- What you have to do
Print, word for word, every line from the beginning of the listing up to and including the line with "(qsmam3) at (11,700)". Pictures are to be excluded.

----------

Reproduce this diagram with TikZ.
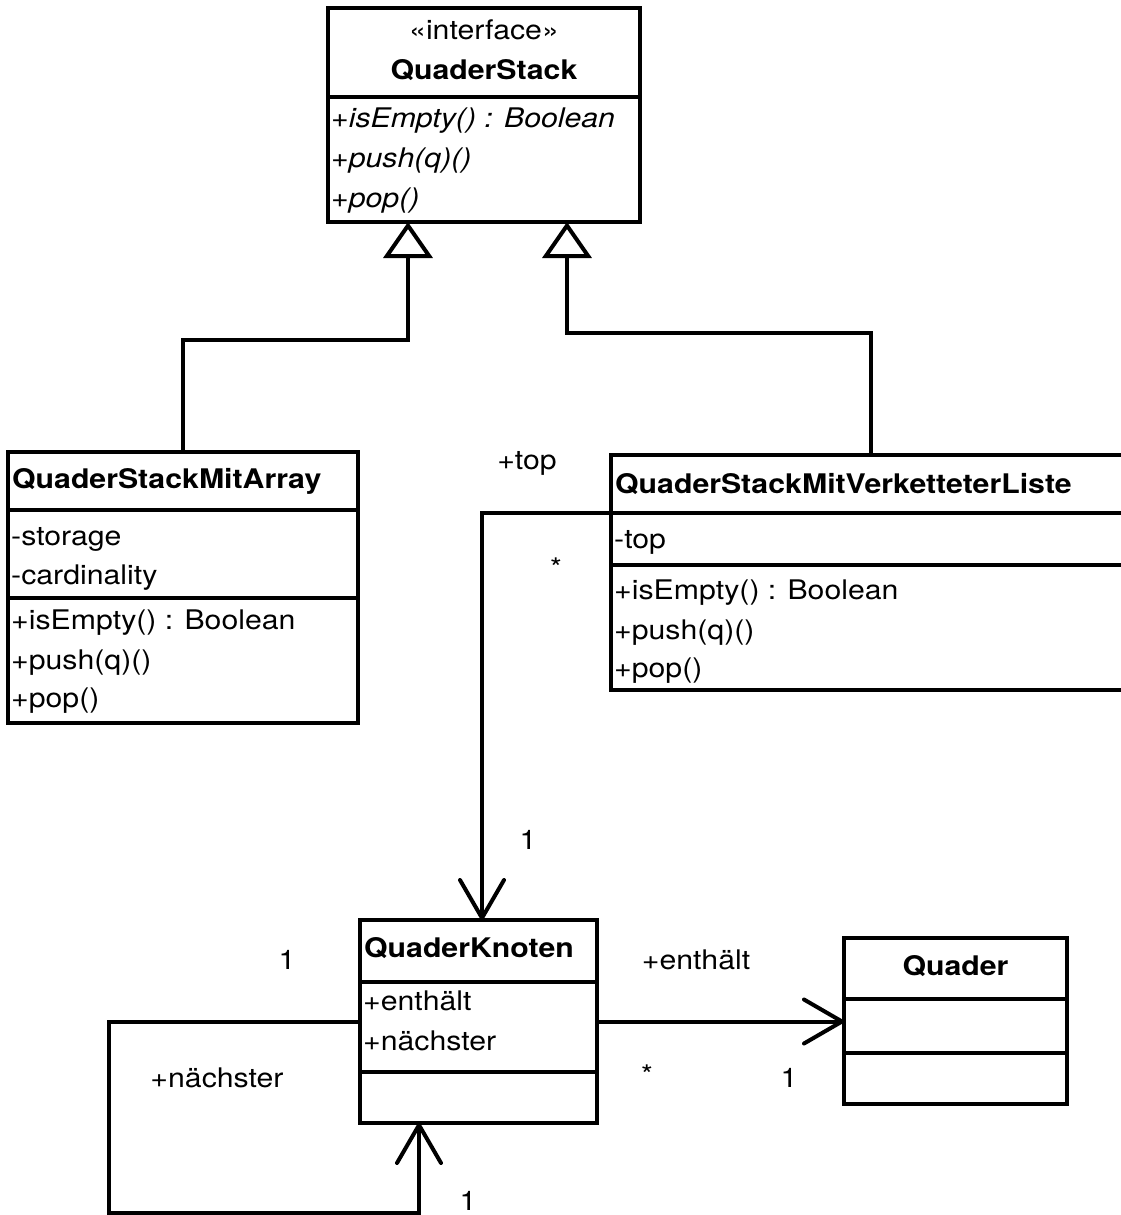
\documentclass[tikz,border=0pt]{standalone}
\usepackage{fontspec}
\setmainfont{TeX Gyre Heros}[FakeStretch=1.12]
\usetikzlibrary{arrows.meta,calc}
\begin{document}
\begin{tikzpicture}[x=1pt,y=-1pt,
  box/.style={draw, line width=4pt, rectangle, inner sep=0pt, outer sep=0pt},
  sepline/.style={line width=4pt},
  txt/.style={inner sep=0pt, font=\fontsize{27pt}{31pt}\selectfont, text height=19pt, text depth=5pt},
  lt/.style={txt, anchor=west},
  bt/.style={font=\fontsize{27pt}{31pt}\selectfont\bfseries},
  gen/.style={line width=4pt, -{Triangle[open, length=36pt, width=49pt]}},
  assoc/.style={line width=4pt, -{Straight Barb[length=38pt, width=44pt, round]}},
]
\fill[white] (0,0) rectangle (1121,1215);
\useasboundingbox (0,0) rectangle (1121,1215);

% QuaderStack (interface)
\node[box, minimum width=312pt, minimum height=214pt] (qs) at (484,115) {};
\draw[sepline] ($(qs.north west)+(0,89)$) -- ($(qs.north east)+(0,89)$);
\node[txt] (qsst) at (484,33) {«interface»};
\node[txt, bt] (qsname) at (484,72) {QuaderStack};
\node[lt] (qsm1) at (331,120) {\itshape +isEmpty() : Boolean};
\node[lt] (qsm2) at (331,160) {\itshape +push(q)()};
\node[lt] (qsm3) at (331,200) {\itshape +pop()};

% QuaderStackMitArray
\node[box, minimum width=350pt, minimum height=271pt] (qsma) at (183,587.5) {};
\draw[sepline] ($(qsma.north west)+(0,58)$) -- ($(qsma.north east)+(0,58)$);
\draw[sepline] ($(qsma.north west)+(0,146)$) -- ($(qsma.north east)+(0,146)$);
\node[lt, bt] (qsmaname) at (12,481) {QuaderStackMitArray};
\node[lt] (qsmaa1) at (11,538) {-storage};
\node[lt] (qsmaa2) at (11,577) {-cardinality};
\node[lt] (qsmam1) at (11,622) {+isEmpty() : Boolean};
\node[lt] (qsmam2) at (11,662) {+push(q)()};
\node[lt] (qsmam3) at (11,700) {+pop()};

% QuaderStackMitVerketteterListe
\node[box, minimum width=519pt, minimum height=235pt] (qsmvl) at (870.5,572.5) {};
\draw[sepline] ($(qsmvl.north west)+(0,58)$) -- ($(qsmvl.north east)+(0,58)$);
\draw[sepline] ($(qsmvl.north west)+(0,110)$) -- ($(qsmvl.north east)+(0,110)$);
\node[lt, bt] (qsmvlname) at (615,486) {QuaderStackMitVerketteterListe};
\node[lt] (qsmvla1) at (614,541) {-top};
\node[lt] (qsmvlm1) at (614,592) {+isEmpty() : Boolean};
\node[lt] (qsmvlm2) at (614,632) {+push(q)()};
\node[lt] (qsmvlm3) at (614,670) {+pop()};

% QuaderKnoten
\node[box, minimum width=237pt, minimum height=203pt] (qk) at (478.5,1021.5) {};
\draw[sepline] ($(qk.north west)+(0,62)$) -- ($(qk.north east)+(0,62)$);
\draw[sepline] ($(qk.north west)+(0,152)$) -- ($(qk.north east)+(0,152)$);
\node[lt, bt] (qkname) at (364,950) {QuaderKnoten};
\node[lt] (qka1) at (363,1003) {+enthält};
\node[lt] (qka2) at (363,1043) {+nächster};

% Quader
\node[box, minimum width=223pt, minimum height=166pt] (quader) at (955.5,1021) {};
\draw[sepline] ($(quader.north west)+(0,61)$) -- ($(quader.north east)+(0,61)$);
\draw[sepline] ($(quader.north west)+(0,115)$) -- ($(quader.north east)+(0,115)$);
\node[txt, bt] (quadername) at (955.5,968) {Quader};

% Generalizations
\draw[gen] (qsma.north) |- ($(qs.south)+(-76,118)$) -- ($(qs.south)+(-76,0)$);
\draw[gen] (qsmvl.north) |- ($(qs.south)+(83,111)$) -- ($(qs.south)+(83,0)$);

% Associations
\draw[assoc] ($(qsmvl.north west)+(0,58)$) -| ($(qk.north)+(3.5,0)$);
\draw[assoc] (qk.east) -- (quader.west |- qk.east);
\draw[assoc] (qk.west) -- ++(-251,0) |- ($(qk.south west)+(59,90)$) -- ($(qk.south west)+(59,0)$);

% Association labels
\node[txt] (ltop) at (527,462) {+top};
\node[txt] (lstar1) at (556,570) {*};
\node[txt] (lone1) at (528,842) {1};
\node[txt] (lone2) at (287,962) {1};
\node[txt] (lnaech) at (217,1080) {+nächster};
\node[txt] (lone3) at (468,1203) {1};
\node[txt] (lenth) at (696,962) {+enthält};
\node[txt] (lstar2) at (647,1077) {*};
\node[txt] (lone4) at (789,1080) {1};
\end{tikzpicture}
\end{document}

----------

- Full response
Reproduce this diagram with TikZ.
\documentclass[tikz,border=0pt]{standalone}
\usepackage{fontspec}
\setmainfont{TeX Gyre Heros}[FakeStretch=1.12]
\usetikzlibrary{arrows.meta,calc}
\begin{document}
\begin{tikzpicture}[x=1pt,y=-1pt,
  box/.style={draw, line width=4pt, rectangle, inner sep=0pt, outer sep=0pt},
  sepline/.style={line width=4pt},
  txt/.style={inner sep=0pt, font=\fontsize{27pt}{31pt}\selectfont, text height=19pt, text depth=5pt},
  lt/.style={txt, anchor=west},
  bt/.style={font=\fontsize{27pt}{31pt}\selectfont\bfseries},
  gen/.style={line width=4pt, -{Triangle[open, length=36pt, width=49pt]}},
  assoc/.style={line width=4pt, -{Straight Barb[length=38pt, width=44pt, round]}},
]
\fill[white] (0,0) rectangle (1121,1215);
\useasboundingbox (0,0) rectangle (1121,1215);

% QuaderStack (interface)
\node[box, minimum width=312pt, minimum height=214pt] (qs) at (484,115) {};
\draw[sepline] ($(qs.north west)+(0,89)$) -- ($(qs.north east)+(0,89)$);
\node[txt] (qsst) at (484,33) {«interface»};
\node[txt, bt] (qsname) at (484,72) {QuaderStack};
\node[lt] (qsm1) at (331,120) {\itshape +isEmpty() : Boolean};
\node[lt] (qsm2) at (331,160) {\itshape +push(q)()};
\node[lt] (qsm3) at (331,200) {\itshape +pop()};

% QuaderStackMitArray
\node[box, minimum width=350pt, minimum height=271pt] (qsma) at (183,587.5) {};
\draw[sepline] ($(qsma.north west)+(0,58)$) -- ($(qsma.north east)+(0,58)$);
\draw[sepline] ($(qsma.north west)+(0,146)$) -- ($(qsma.north east)+(0,146)$);
\node[lt, bt] (qsmaname) at (12,481) {QuaderStackMitArray};
\node[lt] (qsmaa1) at (11,538) {-storage};
\node[lt] (qsmaa2) at (11,577) {-cardinality};
\node[lt] (qsmam1) at (11,622) {+isEmpty() : Boolean};
\node[lt] (qsmam2) at (11,662) {+push(q)()};
\node[lt] (qsmam3) at (11,700) {+pop()};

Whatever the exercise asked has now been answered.